Ciechanover is a Distinguished Professor at the Technion-Israel Institute of Technology.

** Dr. Hagen Schroeter is the Chief Science Officer at Mars Edge, a segment of Mars, Incorporated dedicated to translating scientific insights and the outcomes of health and nutrition research into evidence-based applications. His research interests are in human health and nutrition, personalized nutrition, and data-enabled innovation in nutrition and wellbeing.

At Mars Edge, Hagen leads biomedical investigations into the role of dietary flavanols, procyanidins and other bioactive food constituents in nutrition and primary disease prevention as well as the study of personal sensors and devices, and the application of machine learning in personalized nutrition and health.

He also leads Mars’ scientific contributions related to the Cocoa Supplement and Multivitamin Outcomes Study (COSMOS).

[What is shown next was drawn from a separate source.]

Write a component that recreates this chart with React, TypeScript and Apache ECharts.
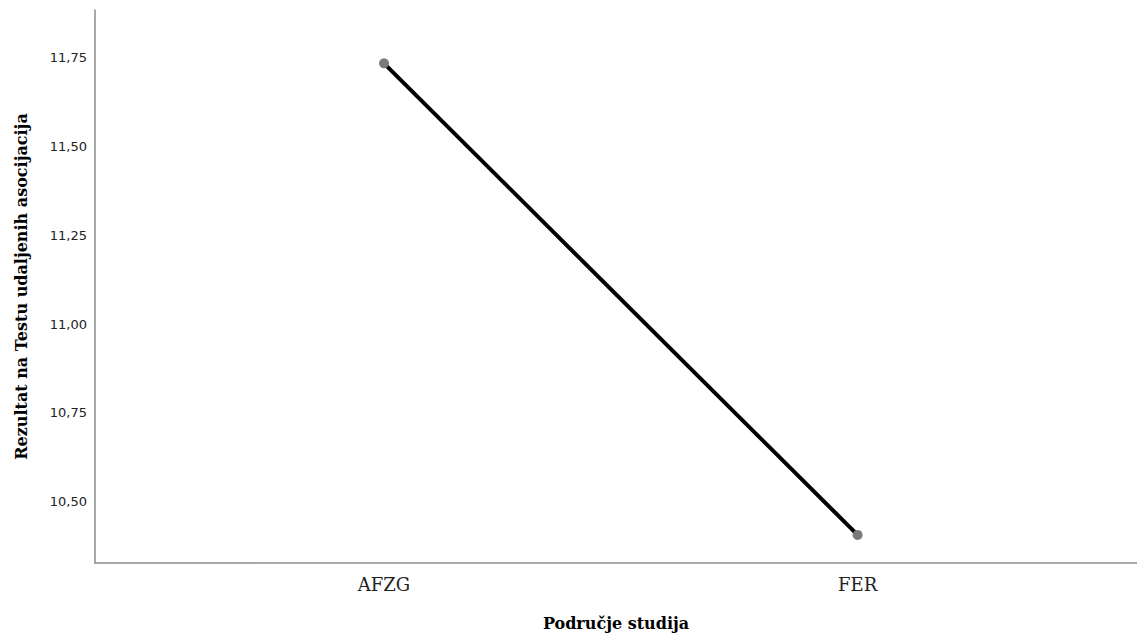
import React, { useEffect, useRef } from "react";
import * as echarts from "echarts";

const categories = ["AFZG", "FER"];
const means = [11.733, 10.407];
const yTicks = [10.5, 10.75, 11.0, 11.25, 11.5, 11.75];
const xTitle = "Područje studija";
const yTitle = "Rezultat na Testu udaljenih asocijacija";

export default function App() {
  const ref = useRef<HTMLDivElement>(null);
  useEffect(() => {
    if (!ref.current) return;
    const chart = echarts.init(ref.current, undefined, { renderer: "svg" });
    const pts = means.map((v, i) => [i, v]);
    chart.setOption({
      animation: false,
      backgroundColor: "#ffffff",
      grid: { left: 95, top: 10, right: 0, bottom: 73, containLabel: false },
      xAxis: {
        type: "value",
        min: -0.6103,
        max: 1.59,
        name: xTitle,
        nameLocation: "middle",
        nameGap: 52,
        nameTextStyle: { fontFamily: "DejaVu Serif", fontWeight: "bold", fontSize: 16, color: "#000" },
        axisLine: { show: true, onZero: false, lineStyle: { color: "#8c8c8c", width: 1.5 } },
        axisTick: { show: false },
        splitLine: { show: false },
        axisLabel: {
          customValues: categories.map((_, i) => i),
          formatter: (v: number) => categories[Math.round(v)] ?? "",
          margin: 12,
          fontFamily: "DejaVu Serif",
          fontSize: 18,
          color: "#222",
        },
      },
      yAxis: {
        type: "value",
        min: 10.328,
        max: 11.883,
        name: yTitle,
        nameLocation: "middle",
        nameGap: 66,
        nameRotate: 90,
        nameTextStyle: { fontFamily: "DejaVu Serif", fontWeight: "bold", fontSize: 16, color: "#000" },
        axisLine: { show: true, onZero: false, lineStyle: { color: "#8c8c8c", width: 1.5 } },
        axisTick: { show: false, customValues: yTicks },
        splitLine: { show: false },
        axisLabel: {
          customValues: yTicks,
          formatter: (v: number) => v.toFixed(2).replace(".", ","),
          margin: 8,
          fontFamily: "DejaVu Sans",
          fontSize: 13,
          color: "#222",
        },
      },
      series: [
        {
          type: "line",
          data: pts,
          showSymbol: false,
          lineStyle: { color: "#000", width: 4 },
          z: 2,
        },
        {
          type: "scatter",
          data: pts,
          symbol: "circle",
          symbolSize: 10,
          itemStyle: { color: "#7a7a7a", opacity: 1 },
          z: 3,
        },
      ],
    });
    return () => chart.dispose();
  }, []);
  return (
    <div
      ref={ref}
      style={{ position: "fixed", left: 0, top: 0, width: 1137, height: 636 }}
    />
  );
}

COSMOS, enabled by a public-private partnership, is a large-scale (21,000 participants) investigator-initiated, randomized, double-blind, placebo-controlled clinical dietary intervention trial assessing the long-term impact of flavanols and multivitamins on health. Dr. Schroeter is an Adjunct Researcher at the University of California Davis Department of Nutrition.

1 Lindau young scientist (TBC)


Footnotes:

1 Archer, Edward, Michael L. Marlow, and Carl J. Lavie. "Controversy and debate: Memory-Based Methods Paper 1: the fatal flaws of food frequency questionnaires and other memory-based dietary assessment methods." Journal of Clinical epidemiology 104 (2018): 113-124.

2 Wilkinson, B. G., & Perring, M. A. (1961). Variation in mineral composition of Cox's Orange Pippin apples. Journal of the Science of Food and Agriculture, 12, 74-80.

3 National Institute for Health Research Clinical Research Network. Nutritional Biomarkers. DAPA Measurement Toolkit.